RAW DATA -
__________
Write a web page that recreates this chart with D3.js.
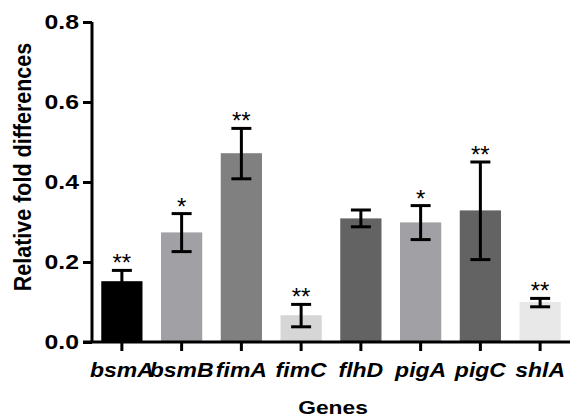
__________
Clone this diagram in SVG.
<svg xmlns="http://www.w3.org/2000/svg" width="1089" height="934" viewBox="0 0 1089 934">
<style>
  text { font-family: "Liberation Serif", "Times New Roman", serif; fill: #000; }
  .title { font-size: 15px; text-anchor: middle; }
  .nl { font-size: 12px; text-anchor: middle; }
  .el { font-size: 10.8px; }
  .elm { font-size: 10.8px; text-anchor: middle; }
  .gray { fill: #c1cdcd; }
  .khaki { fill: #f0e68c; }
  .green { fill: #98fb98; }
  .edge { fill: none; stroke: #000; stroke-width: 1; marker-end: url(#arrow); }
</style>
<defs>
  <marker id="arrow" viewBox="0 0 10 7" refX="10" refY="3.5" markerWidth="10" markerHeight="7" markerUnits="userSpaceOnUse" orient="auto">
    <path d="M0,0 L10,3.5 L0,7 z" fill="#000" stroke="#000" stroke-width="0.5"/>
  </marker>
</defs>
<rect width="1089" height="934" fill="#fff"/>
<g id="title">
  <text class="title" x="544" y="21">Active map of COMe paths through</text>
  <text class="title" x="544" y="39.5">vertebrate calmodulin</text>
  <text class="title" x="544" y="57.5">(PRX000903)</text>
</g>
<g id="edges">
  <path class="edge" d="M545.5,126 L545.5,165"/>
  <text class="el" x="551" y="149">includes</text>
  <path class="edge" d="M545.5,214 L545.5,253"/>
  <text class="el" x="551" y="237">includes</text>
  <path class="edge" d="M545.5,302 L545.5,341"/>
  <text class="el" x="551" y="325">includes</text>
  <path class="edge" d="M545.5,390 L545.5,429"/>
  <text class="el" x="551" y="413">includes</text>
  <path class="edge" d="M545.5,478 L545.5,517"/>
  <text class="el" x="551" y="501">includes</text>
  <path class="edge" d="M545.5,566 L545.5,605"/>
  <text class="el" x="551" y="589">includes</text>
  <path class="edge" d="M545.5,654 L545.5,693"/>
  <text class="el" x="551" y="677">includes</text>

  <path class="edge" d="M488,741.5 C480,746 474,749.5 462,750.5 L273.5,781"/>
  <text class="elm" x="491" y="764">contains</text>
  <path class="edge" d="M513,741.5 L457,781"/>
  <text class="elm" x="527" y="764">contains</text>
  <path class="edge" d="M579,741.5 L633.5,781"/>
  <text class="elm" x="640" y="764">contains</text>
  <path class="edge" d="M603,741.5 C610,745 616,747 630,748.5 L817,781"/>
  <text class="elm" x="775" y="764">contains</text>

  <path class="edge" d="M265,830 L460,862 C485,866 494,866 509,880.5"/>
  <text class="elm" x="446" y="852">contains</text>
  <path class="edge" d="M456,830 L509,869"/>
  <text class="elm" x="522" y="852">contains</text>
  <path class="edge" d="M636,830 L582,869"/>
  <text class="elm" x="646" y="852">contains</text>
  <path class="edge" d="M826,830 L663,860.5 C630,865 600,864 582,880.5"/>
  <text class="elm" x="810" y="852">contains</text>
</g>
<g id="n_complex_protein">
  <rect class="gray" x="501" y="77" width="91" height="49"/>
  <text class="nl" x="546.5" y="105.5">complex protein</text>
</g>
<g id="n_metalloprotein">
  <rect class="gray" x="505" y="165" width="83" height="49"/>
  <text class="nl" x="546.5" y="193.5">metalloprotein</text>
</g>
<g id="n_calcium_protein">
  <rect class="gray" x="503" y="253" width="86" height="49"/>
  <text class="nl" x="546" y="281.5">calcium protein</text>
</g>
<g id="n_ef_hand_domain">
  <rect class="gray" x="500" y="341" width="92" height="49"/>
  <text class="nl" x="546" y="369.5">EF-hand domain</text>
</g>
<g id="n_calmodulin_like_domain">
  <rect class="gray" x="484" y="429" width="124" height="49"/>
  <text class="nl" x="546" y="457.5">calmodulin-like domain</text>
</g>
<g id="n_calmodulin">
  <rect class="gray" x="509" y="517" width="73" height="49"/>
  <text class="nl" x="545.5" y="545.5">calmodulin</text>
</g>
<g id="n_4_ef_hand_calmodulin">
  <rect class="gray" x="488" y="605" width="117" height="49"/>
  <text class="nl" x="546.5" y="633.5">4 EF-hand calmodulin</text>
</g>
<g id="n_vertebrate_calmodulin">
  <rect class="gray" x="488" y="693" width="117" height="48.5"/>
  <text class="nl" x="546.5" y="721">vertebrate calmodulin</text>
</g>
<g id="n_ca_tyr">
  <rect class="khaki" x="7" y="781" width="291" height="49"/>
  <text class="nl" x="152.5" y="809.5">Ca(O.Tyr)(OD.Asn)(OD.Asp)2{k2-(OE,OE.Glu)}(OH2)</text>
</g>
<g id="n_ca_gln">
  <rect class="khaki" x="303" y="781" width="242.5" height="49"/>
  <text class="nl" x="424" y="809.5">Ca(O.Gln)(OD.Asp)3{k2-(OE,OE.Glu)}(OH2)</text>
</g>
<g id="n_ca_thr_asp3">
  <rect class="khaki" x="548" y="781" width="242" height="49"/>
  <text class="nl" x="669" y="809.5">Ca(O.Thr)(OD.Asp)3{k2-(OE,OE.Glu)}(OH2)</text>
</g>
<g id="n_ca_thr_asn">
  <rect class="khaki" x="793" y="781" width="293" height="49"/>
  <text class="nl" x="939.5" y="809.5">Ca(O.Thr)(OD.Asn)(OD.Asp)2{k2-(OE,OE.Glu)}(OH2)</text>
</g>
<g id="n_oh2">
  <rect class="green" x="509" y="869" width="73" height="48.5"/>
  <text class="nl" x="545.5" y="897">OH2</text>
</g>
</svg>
__________
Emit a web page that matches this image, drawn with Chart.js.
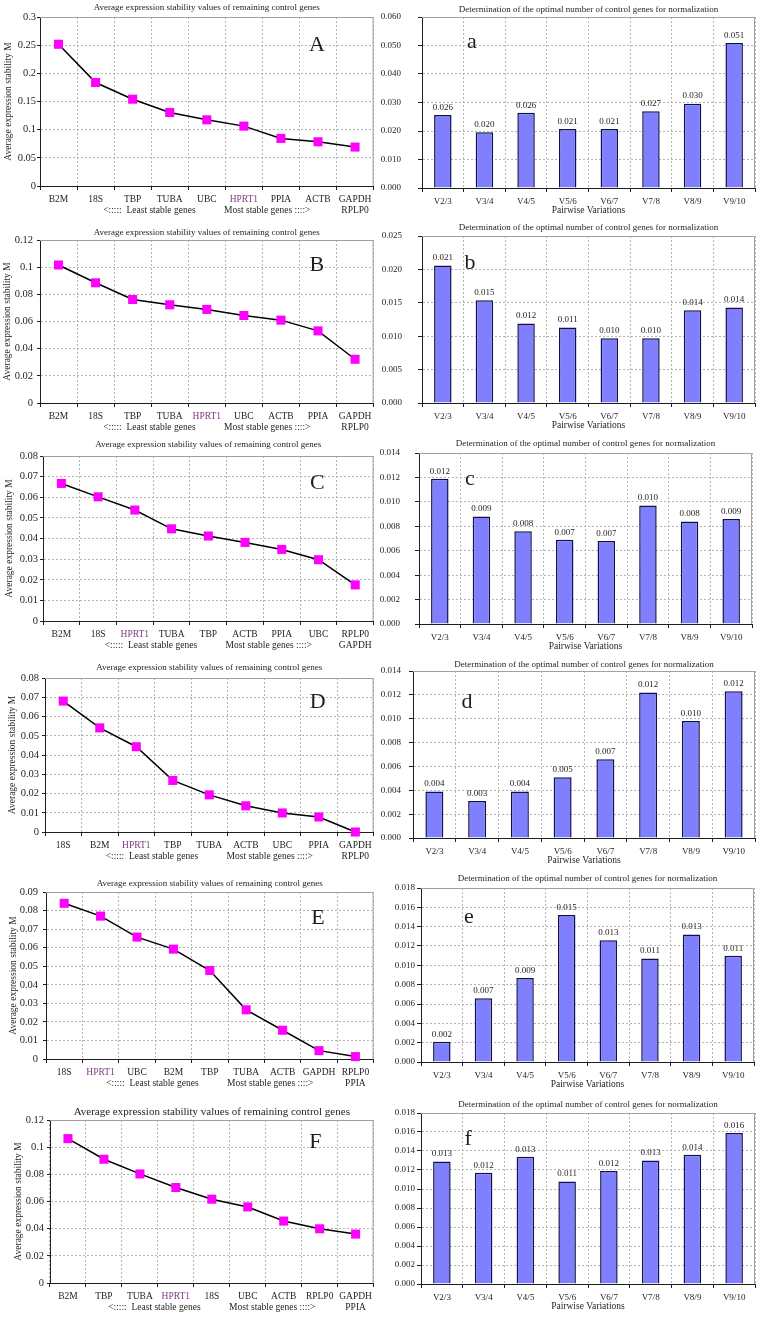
__________
Search the listing for the word "with". Copy every line in which it occurs.

Write a web page that recreates this chart with D3.js.
Emit a web page that matches this image, drawn with Chart.js.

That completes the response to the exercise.